## begin

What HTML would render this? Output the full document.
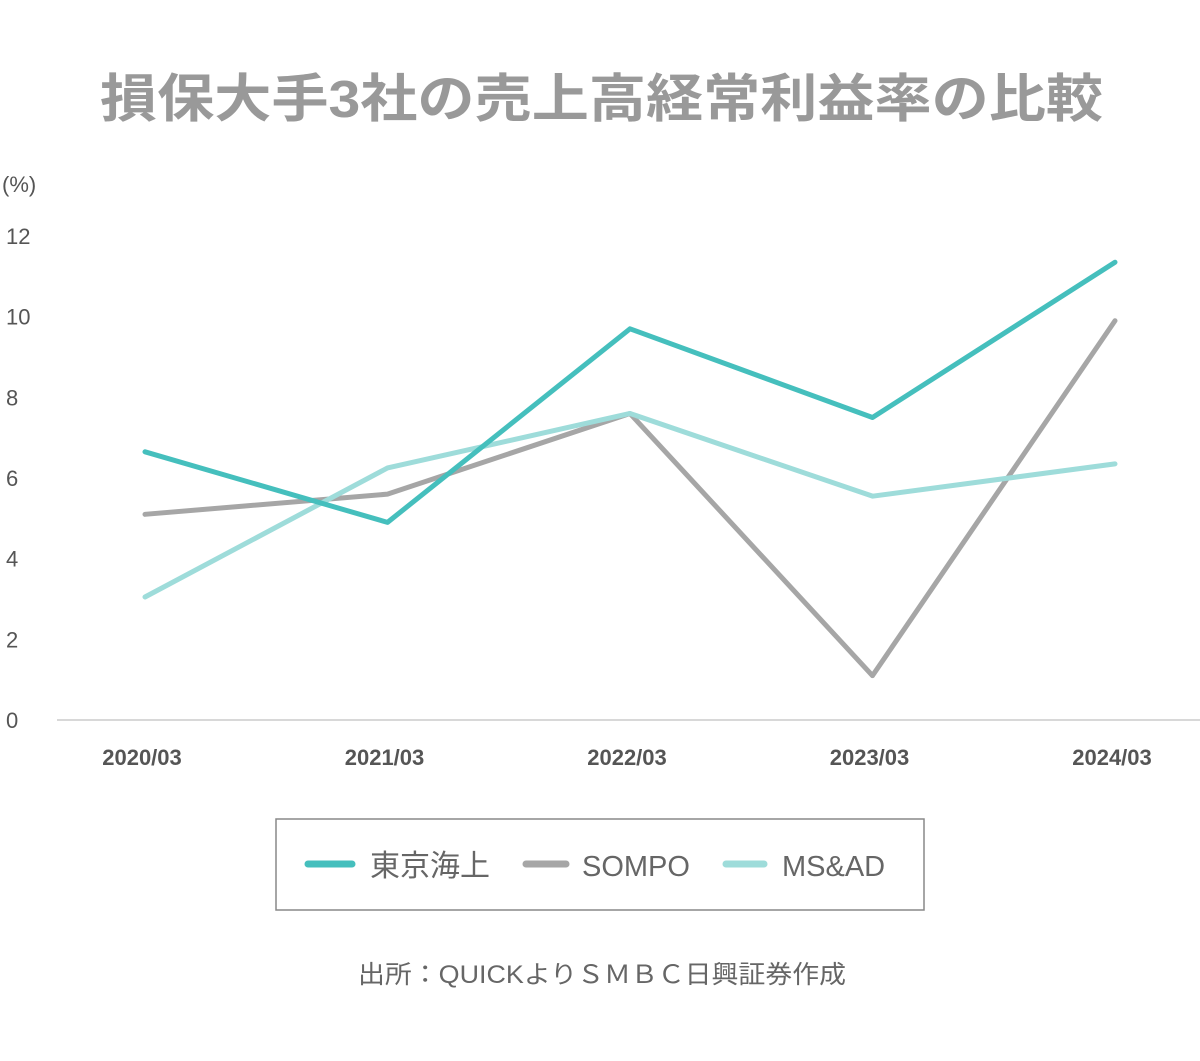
<!DOCTYPE html>
<html><head><meta charset="utf-8"><style>
body{margin:0;background:#fff;width:1200px;height:1056px;overflow:hidden;font-family:"Liberation Sans","Noto Sans CJK JP",sans-serif}
</style></head><body>
<svg id="c" width="1200" height="1056" xmlns="http://www.w3.org/2000/svg">
<text x="100" y="117" textLength="1003" lengthAdjust="spacingAndGlyphs" font-size="52" font-weight="bold" fill="#999" font-family="Liberation Sans, Noto Sans CJK JP, sans-serif">損保大手3社の売上高経常利益率の比較</text>
<text x="2" y="192" font-size="22" fill="#555">(%)</text>
<line x1="57" y1="720" x2="1200" y2="720" stroke="#ccc" stroke-width="1.5"/>
<g id="yt"></g><g id="xt"></g><g id="lines"></g>
<rect x="276" y="819" width="648" height="91" fill="none" stroke="#888" stroke-width="1.5"/>
<g><line x1="308" y1="864" x2="352" y2="864" stroke="#45bfbd" stroke-width="7" stroke-linecap="round"/><text x="370" y="876" font-size="30" fill="#666">東京海上</text></g>
<g><line x1="526" y1="864" x2="566" y2="864" stroke="#a6a6a6" stroke-width="7" stroke-linecap="round"/><text x="582" y="876" font-size="29" fill="#666">SOMPO</text></g>
<g><line x1="726" y1="864" x2="764" y2="864" stroke="#9edcda" stroke-width="7" stroke-linecap="round"/><text x="782" y="876" font-size="29" fill="#666">MS&amp;AD</text></g>
<text x="358" y="983" textLength="488" lengthAdjust="spacingAndGlyphs" font-size="25" fill="#666">出所：QUICKよりＳＭＢＣ日興証券作成</text>
</svg>
<script>
const categories=["2020/03","2021/03","2022/03","2023/03","2024/03"];
const tokio=[6.65,4.9,9.7,7.5,11.35];
const sompo=[5.1,5.6,7.6,1.1,9.9];
const msad=[3.05,6.25,7.6,5.55,6.35];
const yTicks=[0,2,4,6,8,10,12];
const NS="http://www.w3.org/2000/svg";
const y=v=>720-v*40.33;
const x=i=>145+i*242.5;
const yt=document.getElementById('yt'),xt=document.getElementById('xt'),lg=document.getElementById('lines');
yTicks.forEach(t=>{const e=document.createElementNS(NS,'text');e.setAttribute('x',6);e.setAttribute('y',y(t)+8);e.setAttribute('font-size','22');e.setAttribute('fill','#555');e.textContent=t;


yt.appendChild(e);});
categories.forEach((c,i)=>{const e=document.createElementNS(NS,'text');e.setAttribute('x',x(i)-3);e.setAttribute('y',765);e.setAttribute('text-anchor','middle');e.setAttribute('font-size','22');e.setAttribute('font-weight','bold');e.setAttribute('fill','#555');e.textContent=c;


xt.appendChild(e);});
[[sompo,'#a6a6a6','sompo-line'],[msad,'#9edcda','msad-line'],[tokio,'#45bfbd','tokio-line']].forEach(([d,col,n])=>{const p=document.createElementNS(NS,'polyline');p.setAttribute('points',d.map((v,i)=>x(i)+','+y(v)).join(' '));p.setAttribute('fill','none');p.setAttribute('stroke',col);p.setAttribute('stroke-width','5');p.setAttribute('stroke-linecap','round');p.setAttribute('stroke-linejoin','round');


lg.appendChild(p);});
</script>
</body></html>
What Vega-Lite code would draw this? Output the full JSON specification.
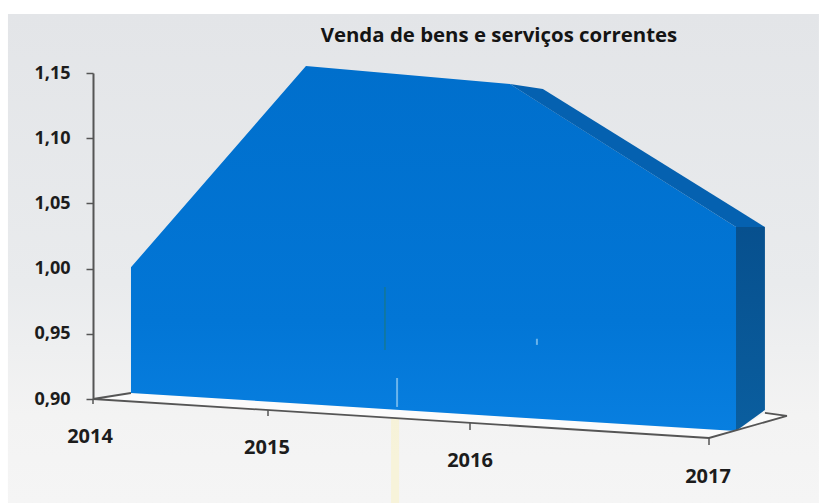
{"$schema":"https://vega.github.io/schema/vega-lite/v6.json","width":616,"height":326,"autosize":{"type":"none"},"padding":{"left":93,"top":73,"right":110,"bottom":104},"background":"#ffffff",
"datasets":{
"bg":[{"p":2013.514,"p2":2017.46,"v":1.1952,"v2":0.8202}],
"floor":[{"p":2014,"v":0.9,"b":0.9},{"p":2014.217,"v":0.9046,"b":0.8982},{"p":2017,"v":0.8767,"b":0.8701},{"p":2017.113,"v":0.8755,"b":0.8757},{"p":2017.234,"v":0.8893,"b":0.8824},{"p":2017.326,"v":0.887,"b":0.887}],
"front":[{"year":2014,"p":2014.217,"v":1.001,"b":0.9046},{"year":2015,"p":2015.188,"v":1.1554,"b":0.8962},{"year":2016,"p":2016.167,"v":1.1416,"b":0.8862},{"year":2017,"p":2017.113,"v":1.0319,"b":0.8755}],
"band":[{"p":2016.167,"v":1.1416,"b":1.1416},{"p":2016.305,"v":1.1377,"b":1.1255},{"p":2017.113,"v":1.0457,"b":1.0319},{"p":2017.234,"v":1.0319,"b":1.0319}],
"side":[{"p":2017.113,"v":1.0319,"b":0.8755},{"p":2017.234,"v":1.0319,"b":0.8916}],
"axisline":[{"i":0,"p":2014.217,"v":0.9046},{"i":1,"p":2014,"v":0.9},{"i":2,"p":2017,"v":0.8701},{"i":3,"p":2017.326,"v":0.887},{"i":4,"p":2017.234,"v":0.8893}],
"ticks":[{"p":2014,"v":0.9,"v2":0.8962},{"p":2015,"v":0.8916,"v2":0.887},{"p":2016,"v":0.8816,"v2":0.8762},{"p":2017,"v":0.8701,"v2":0.8647}],
"labels":[{"t":"2014","p":2013.983,"v":0.8709},{"t":"2015","p":2014.994,"v":0.8624},{"t":"2016","p":2016,"v":0.8525},{"t":"2017","p":2016.996,"v":0.8402}],
"title":[{"t":"Venda de bens e serviços correntes","p":2016.121,"v":1.1784}],
"yellow":[{"p":2015.609,"p2":2015.649,"v":0.89,"v2":0.8202}],
"green":[{"p":2015.579,"v":0.9859,"v2":0.9376}],
"speck":[{"p":2015.639,"v":0.9161,"v2":0.8939},{"p":2016.28,"v":0.9462,"v2":0.9415}]
},
"config":{"view":{"stroke":null}},
"encoding":{
"x":{"field":"p","type":"quantitative","axis":null,"scale":{"domain":[2014,2015,2016,2017],"range":[0,175,377,616],"nice":false,"zero":false}},
"y":{"field":"v","type":"quantitative","scale":{"domain":[0.9,1.15],"nice":false,"zero":false},"axis":{"title":null,"values":[0.9,0.95,1.0,1.05,1.1,1.15],"labelExpr":"replace(format(datum.value,'.2f'),'.',',')","labelFont":"Open Sans","labelFontSize":18,"labelFontWeight":"bold","labelColor":"#1c1c1c","tickSize":7,"tickColor":"#555555","tickWidth":1.5,"domainColor":"#555555","domainWidth":2,"labelPadding":16,"grid":false,"zindex":1}}
},
"layer":[
{"data":{"name":"bg"},"mark":{"type":"rect","clip":false,"fill":{"gradient":"linear","x1":0,"y1":0,"x2":0,"y2":1,"stops":[{"offset":0,"color":"#e3e5e8"},{"offset":0.55,"color":"#e9ebed"},{"offset":0.82,"color":"#f3f3f3"},{"offset":1,"color":"#f5f5f5"}]}},"encoding":{"x2":{"field":"p2"},"y2":{"field":"v2"}}},
{"data":{"name":"yellow"},"mark":{"type":"rect","fill":"#f9f2c8","opacity":0.6},"encoding":{"x2":{"field":"p2"},"y2":{"field":"v2"}}},
{"data":{"name":"floor"},"mark":{"type":"area","fill":"#fbfbfb"},"encoding":{"y2":{"field":"b"}}},
{"data":{"name":"front"},"mark":{"type":"area","fill":{"gradient":"linear","x1":0,"y1":0,"x2":0,"y2":1,"stops":[{"offset":0,"color":"#006fcc"},{"offset":0.7,"color":"#0276d6"},{"offset":1,"color":"#087fe0"}]}},"encoding":{"y2":{"field":"b"}}},
{"data":{"name":"band"},"mark":{"type":"area","fill":"#0561b0"},"encoding":{"y2":{"field":"b"}}},
{"data":{"name":"side"},"mark":{"type":"area","fill":{"gradient":"linear","x1":0,"y1":0,"x2":0,"y2":1,"stops":[{"offset":0,"color":"#07508e"},{"offset":1,"color":"#0a5e9f"}]}},"encoding":{"y2":{"field":"b"}}},
{"data":{"name":"green"},"mark":{"type":"rule","color":"#1f7a6a","strokeWidth":1.5,"opacity":0.6},"encoding":{"y2":{"field":"v2"}}},
{"data":{"name":"speck"},"mark":{"type":"rule","color":"#bfe4fa","strokeWidth":2,"opacity":0.55},"encoding":{"y2":{"field":"v2"}}},
{"data":{"name":"axisline"},"mark":{"type":"line","color":"#555555","strokeWidth":1.8},"encoding":{"order":{"field":"i"}}},
{"data":{"name":"ticks"},"mark":{"type":"rule","color":"#555555","strokeWidth":1.5},"encoding":{"y2":{"field":"v2"}}},
{"data":{"name":"labels"},"mark":{"type":"text","font":"Open Sans","fontSize":20,"fontWeight":"bold","color":"#1c1c1c"},"encoding":{"text":{"field":"t"}}},
{"data":{"name":"title"},"mark":{"type":"text","font":"Open Sans","fontSize":20.4,"fontWeight":"bold","color":"#141414"},"encoding":{"text":{"field":"t"}}}
]}
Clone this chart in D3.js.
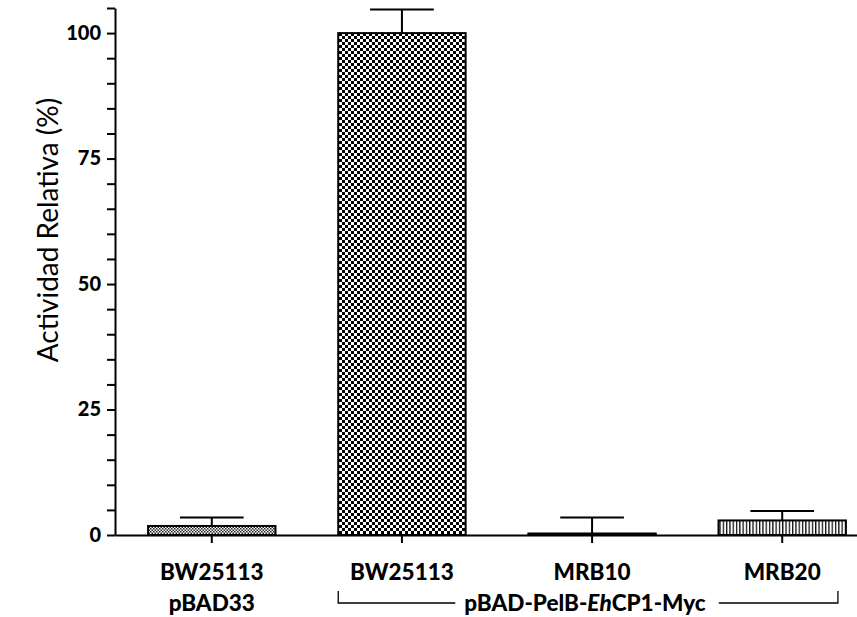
<!DOCTYPE html>
<head>
    <meta charset="utf-8">
    <title>Actividad Relativa</title>
    <style>
        body { margin: 0; background: #fff; }
        svg { display: block; font-family: Lato, "Open Sans", sans-serif; }
    </style>
</head>
<body>

<svg width="857" height="617"></svg>

<script src="https://d3js.org/d3.v7.min.js"></script>

<script>

// chart values
var strains = ['BW25113', 'BW25113', 'MRB10', 'MRB20'];
var plasmids = ['pBAD33', '', '', ''];
var activity = [1.8, 100, 0.3, 2.9];   // % relative activity
var errorUp = [1.7, 4.7, 3.2, 1.9];    // upper error bar
var fills = ['fine', 'checker', 'fine', 'stripes'];
var groupLabel = 'pBAD-PelB-EhCP1-Myc';
var yTicks = [0, 25, 50, 75, 100];

var svg = d3.select('svg');

var y = d3.scaleLinear()
    .domain([0, 105])
    .range([535, 8]);

var x = d3.scaleBand()
    .domain(d3.range(strains.length))
    .range([115, 879])
    .paddingInner(0.33)
    .paddingOuter(0.174);

// fill patterns for the bars
var defs = svg.append('defs');

var fine = defs.append('pattern')
    .attr('id', 'fine')
    .attr('patternUnits', 'userSpaceOnUse')
    .attr('width', 3).attr('height', 3);
fine.append('rect').attr('width', 3).attr('height', 3).attr('fill', '#fff');
fine.append('rect').attr('width', 1.5).attr('height', 1.5).attr('fill', '#222');
fine.append('rect').attr('x', 1.5).attr('y', 1.5).attr('width', 1.5).attr('height', 1.5).attr('fill', '#222');

var checker = defs.append('pattern')
    .attr('id', 'checker')
    .attr('patternUnits', 'userSpaceOnUse')
    .attr('width', 6).attr('height', 6);
checker.append('rect').attr('width', 6).attr('height', 6).attr('fill', '#fff');
checker.append('rect').attr('width', 3).attr('height', 3).attr('fill', '#000');
checker.append('rect').attr('x', 3).attr('y', 3).attr('width', 3).attr('height', 3).attr('fill', '#000');

var stripes = defs.append('pattern')
    .attr('id', 'stripes')
    .attr('patternUnits', 'userSpaceOnUse')
    .attr('width', 3.3).attr('height', 4);
stripes.append('rect').attr('width', 3.3).attr('height', 4).attr('fill', '#fff');
stripes.append('rect').attr('width', 1.3).attr('height', 4).attr('fill', '#111');

// bars
svg.selectAll('.bar')
    .data(activity)
    .enter().append('rect')
        .attr('class', 'bar')
        .attr('x', (d, i) => x(i))
        .attr('y', d => y(d))
        .attr('width', x.bandwidth())
        .attr('height', d => y(0) - y(d))
        .attr('fill', (d, i) => `url(#${fills[i]})`)
        .attr('stroke', '#000')
        .attr('stroke-width', 2);

// upper error bars
var err = svg.selectAll('.err')
    .data(activity)
    .enter().append('g')
        .attr('class', 'err')
        .attr('stroke', '#000')
        .attr('stroke-width', 2);

err.append('line')
    .attr('x1', (d, i) => x(i) + x.bandwidth() / 2)
    .attr('x2', (d, i) => x(i) + x.bandwidth() / 2)
    .attr('y1', d => y(d))
    .attr('y2', (d, i) => y(d + errorUp[i]));

err.append('line')
    .attr('x1', (d, i) => x(i) + x.bandwidth() / 4)
    .attr('x2', (d, i) => x(i) + x.bandwidth() * 3 / 4)
    .attr('y1', (d, i) => y(d + errorUp[i]))
    .attr('y2', (d, i) => y(d + errorUp[i]));

// y axis with minor ticks every 5
var yAxis = svg.append('g')
    .attr('transform', 'translate(115,0)')
    .call(d3.axisLeft(y)
        .tickValues(d3.range(0, 106, 5))
        .tickSize(8)
        .tickSizeOuter(0)
        .tickPadding(6)
        .tickFormat(d => yTicks.includes(d) ? d : ''));

yAxis.selectAll('line, path').attr('stroke', '#000').attr('stroke-width', 2);
yAxis.selectAll('text')
    .attr('font-family', 'Lato, sans-serif')
    .attr('font-weight', 900)
    .attr('font-size', 20)
    .attr('fill', '#000');

// x axis
var xAxis = svg.append('g')
    .attr('transform', `translate(0,${y(0)})`)
    .call(d3.axisBottom(x)
        .tickSize(8)
        .tickSizeOuter(0)
        .tickFormat(''));

xAxis.selectAll('line, path').attr('stroke', '#000').attr('stroke-width', 2);

// category labels, two lines
svg.selectAll('.strain')
    .data(strains)
    .enter().append('text')
        .attr('class', 'strain')
        .attr('x', (d, i) => x(i) + x.bandwidth() / 2)
        .attr('y', 580)
        .attr('text-anchor', 'middle')
        .attr('font-weight', 900)
        .attr('font-size', 22.5)
        .text(d => d);

svg.selectAll('.plasmid')
    .data(plasmids.filter(d => d))
    .enter().append('text')
        .attr('class', 'plasmid')
        .attr('x', x(0) + x.bandwidth() / 2)
        .attr('y', 611)
        .attr('text-anchor', 'middle')
        .attr('font-weight', 900)
        .attr('font-size', 22.5)
        .text(d => d);

// bracket for the shared construct
var bx0 = x(1), bx1 = x(3) + x.bandwidth() - 8;
var mid = 585;
var label = svg.append('text')
    .attr('x', mid)
    .attr('y', 611)
    .attr('text-anchor', 'middle')
    .attr('font-weight', 900)
    .attr('font-size', 22.5);
var parts = groupLabel.split('Eh');
label.append('tspan').text(parts[0]);
label.append('tspan').attr('font-style', 'italic').text('Eh');
label.append('tspan').text(parts[1]);

var lb = label.node().getBBox();
svg.append('path')
    .attr('d', `M${bx0},591V603H${lb.x - 9}M${lb.x + lb.width + 13},603H${bx1}V591`)
    .attr('fill', 'none')
    .attr('stroke', '#000')
    .attr('stroke-width', 1.3);

// y axis title
svg.append('text')
    .attr('transform', 'translate(58,230) rotate(-90)')
    .attr('text-anchor', 'middle')
    .attr('font-size', 28)
    .text('Actividad Relativa (%)');

</script>

</body>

## end

Do this => Count every line above that holds the string "document" and give the total, nothing more.

Exercise solution => 5